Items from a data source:
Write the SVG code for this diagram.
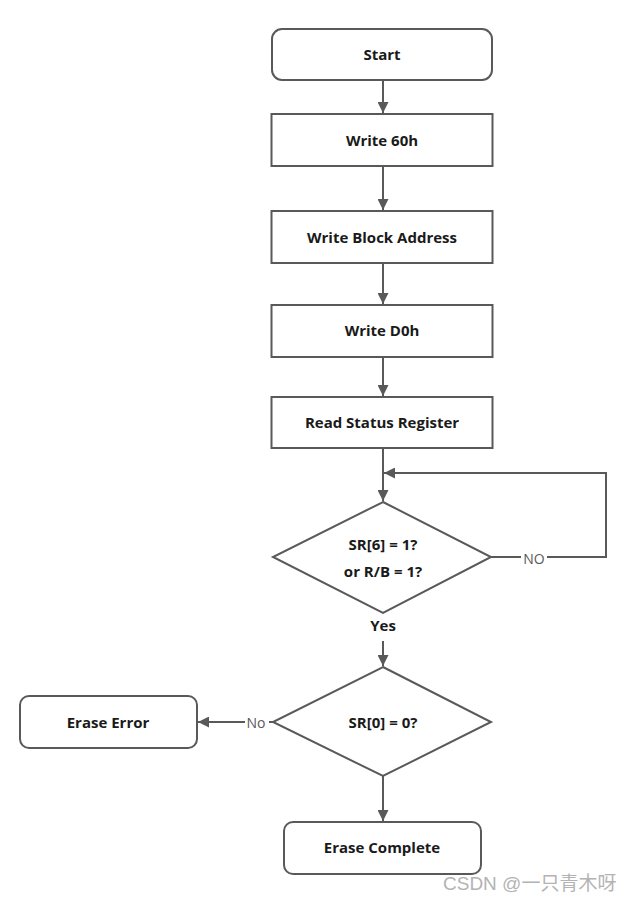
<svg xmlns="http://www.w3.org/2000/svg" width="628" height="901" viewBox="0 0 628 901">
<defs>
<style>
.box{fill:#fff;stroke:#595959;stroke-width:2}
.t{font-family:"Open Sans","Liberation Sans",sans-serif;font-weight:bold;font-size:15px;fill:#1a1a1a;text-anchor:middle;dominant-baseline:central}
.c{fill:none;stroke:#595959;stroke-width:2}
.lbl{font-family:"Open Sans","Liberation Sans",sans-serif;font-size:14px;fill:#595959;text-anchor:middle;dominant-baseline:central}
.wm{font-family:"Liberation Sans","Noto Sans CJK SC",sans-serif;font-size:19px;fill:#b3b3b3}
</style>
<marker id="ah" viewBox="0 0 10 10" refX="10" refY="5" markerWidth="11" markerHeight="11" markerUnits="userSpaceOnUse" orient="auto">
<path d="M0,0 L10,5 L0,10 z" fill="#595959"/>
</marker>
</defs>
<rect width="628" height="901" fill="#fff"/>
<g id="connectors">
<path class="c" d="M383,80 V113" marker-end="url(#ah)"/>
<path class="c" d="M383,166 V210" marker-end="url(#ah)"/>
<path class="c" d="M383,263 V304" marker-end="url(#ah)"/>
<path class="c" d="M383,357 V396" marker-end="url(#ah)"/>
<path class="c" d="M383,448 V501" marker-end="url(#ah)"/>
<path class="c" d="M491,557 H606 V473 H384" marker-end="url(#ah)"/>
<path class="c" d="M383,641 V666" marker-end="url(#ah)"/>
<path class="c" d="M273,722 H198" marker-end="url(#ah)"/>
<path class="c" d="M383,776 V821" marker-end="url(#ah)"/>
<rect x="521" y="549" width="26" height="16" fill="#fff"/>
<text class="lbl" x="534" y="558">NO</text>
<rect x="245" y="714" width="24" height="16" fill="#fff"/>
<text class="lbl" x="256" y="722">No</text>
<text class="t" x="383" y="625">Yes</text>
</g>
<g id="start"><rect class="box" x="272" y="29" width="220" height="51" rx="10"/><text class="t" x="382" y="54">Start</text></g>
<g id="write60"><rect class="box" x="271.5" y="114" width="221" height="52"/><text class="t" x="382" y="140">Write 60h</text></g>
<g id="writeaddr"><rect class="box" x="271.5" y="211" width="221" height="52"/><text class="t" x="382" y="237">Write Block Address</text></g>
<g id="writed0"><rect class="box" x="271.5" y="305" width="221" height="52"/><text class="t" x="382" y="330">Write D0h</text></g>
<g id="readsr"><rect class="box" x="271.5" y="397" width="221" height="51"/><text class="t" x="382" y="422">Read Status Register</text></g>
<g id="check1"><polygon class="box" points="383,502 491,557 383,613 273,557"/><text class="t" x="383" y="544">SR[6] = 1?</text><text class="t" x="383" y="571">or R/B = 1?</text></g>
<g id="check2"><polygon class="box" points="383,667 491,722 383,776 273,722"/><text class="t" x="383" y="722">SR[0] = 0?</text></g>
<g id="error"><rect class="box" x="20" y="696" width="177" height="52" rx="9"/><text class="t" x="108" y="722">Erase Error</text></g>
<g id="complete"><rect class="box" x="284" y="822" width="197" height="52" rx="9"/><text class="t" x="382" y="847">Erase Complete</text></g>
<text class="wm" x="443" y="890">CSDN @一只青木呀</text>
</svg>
==
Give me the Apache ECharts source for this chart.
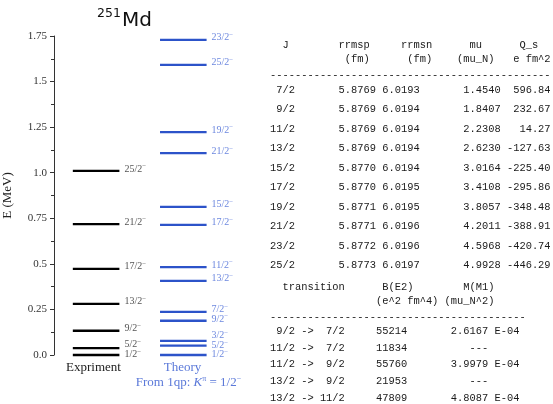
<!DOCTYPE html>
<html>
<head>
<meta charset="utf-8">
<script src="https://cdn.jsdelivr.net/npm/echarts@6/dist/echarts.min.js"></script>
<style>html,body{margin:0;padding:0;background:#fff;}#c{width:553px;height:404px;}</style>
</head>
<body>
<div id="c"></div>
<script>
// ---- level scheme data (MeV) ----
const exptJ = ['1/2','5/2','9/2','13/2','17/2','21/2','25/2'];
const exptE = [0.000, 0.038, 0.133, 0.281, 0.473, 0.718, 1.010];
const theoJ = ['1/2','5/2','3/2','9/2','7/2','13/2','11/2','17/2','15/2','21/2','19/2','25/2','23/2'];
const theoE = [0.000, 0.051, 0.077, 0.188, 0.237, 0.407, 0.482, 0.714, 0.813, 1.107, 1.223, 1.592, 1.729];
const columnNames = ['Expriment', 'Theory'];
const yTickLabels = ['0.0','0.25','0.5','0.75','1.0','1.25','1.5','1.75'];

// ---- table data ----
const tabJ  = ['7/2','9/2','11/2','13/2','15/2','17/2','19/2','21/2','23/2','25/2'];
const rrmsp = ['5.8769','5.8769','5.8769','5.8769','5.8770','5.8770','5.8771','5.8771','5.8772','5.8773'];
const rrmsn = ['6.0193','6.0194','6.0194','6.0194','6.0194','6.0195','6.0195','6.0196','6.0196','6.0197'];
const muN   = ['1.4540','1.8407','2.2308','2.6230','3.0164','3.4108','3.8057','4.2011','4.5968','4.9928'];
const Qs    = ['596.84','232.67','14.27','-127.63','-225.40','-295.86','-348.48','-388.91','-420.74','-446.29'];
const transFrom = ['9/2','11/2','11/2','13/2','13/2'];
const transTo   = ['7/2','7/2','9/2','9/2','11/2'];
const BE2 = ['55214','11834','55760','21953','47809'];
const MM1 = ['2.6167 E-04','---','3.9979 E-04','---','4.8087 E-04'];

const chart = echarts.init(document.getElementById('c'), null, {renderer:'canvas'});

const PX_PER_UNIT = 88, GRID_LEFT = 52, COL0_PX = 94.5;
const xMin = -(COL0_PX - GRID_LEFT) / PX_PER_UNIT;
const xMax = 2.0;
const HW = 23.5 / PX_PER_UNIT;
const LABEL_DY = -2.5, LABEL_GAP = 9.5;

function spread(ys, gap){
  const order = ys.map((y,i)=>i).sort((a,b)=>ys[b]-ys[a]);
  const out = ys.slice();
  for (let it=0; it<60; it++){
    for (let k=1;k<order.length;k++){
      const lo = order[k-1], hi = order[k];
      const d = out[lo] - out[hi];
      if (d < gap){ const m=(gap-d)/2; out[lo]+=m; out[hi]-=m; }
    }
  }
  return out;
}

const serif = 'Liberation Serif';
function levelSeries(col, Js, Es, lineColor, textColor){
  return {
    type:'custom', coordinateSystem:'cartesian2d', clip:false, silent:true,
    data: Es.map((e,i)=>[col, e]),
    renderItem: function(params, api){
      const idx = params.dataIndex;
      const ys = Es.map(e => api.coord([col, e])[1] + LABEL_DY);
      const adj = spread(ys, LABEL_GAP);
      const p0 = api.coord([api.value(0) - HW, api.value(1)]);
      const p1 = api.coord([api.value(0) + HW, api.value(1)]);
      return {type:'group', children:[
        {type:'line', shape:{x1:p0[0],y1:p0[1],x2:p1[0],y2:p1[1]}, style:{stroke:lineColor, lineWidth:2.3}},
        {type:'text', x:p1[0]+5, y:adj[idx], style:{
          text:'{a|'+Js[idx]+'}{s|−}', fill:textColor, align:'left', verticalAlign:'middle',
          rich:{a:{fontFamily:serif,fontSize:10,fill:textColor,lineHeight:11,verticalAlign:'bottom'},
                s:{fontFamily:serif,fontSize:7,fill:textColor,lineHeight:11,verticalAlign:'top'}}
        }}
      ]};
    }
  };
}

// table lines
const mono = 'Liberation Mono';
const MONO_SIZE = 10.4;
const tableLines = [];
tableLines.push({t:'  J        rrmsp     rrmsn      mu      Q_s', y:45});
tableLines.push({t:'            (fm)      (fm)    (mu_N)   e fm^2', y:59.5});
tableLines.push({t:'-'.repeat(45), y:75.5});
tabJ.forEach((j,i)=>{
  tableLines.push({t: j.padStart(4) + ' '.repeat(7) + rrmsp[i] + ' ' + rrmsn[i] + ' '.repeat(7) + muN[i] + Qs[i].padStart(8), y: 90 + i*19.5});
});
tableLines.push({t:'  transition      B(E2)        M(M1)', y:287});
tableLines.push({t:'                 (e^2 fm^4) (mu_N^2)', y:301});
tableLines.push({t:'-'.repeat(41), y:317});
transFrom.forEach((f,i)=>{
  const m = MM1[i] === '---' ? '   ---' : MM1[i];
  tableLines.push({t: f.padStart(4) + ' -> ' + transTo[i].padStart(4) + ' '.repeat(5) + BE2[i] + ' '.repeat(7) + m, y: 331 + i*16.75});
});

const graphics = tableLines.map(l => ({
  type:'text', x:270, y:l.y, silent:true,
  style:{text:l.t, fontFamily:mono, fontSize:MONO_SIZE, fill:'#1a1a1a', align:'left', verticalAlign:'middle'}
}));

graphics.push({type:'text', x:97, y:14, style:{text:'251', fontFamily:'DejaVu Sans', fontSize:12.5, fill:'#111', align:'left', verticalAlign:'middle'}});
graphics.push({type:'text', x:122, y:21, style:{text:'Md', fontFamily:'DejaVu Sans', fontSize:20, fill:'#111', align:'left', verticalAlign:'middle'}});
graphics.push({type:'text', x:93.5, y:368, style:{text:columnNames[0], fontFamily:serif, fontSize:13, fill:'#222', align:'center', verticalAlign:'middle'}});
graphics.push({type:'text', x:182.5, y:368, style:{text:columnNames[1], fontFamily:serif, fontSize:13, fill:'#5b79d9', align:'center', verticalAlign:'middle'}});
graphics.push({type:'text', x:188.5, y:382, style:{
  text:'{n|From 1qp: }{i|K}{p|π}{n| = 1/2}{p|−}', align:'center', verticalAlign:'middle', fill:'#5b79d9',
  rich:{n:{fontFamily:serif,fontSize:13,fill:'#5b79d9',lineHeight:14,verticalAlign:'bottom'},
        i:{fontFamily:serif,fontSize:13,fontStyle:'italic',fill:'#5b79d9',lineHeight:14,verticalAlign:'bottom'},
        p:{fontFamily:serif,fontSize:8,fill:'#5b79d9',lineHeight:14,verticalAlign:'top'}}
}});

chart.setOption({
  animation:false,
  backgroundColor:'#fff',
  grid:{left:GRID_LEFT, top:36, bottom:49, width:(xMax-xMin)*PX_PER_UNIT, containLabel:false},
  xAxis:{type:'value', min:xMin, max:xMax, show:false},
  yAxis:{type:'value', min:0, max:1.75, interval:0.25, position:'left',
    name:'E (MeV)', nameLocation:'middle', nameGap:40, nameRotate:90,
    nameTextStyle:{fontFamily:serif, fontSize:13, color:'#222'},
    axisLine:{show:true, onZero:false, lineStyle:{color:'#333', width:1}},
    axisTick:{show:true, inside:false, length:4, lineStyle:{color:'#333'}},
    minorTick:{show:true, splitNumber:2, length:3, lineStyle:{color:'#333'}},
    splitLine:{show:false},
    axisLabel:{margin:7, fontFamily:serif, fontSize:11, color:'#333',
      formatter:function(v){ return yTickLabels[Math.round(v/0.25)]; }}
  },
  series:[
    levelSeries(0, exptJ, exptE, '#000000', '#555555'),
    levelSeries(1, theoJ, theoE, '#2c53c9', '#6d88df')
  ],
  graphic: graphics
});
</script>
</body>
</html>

**Job**
Find every line that holds "Write" and copy it.

**Answer to the exercise**
Write the SVG code for this diagram.
<g id="write60"><rect class="box" x="271.5" y="114" width="221" height="52"/><text class="t" x="382" y="140">Write 60h</text></g>
<g id="writeaddr"><rect class="box" x="271.5" y="211" width="221" height="52"/><text class="t" x="382" y="237">Write Block Address</text></g>
<g id="writed0"><rect class="box" x="271.5" y="305" width="221" height="52"/><text class="t" x="382" y="330">Write D0h</text></g>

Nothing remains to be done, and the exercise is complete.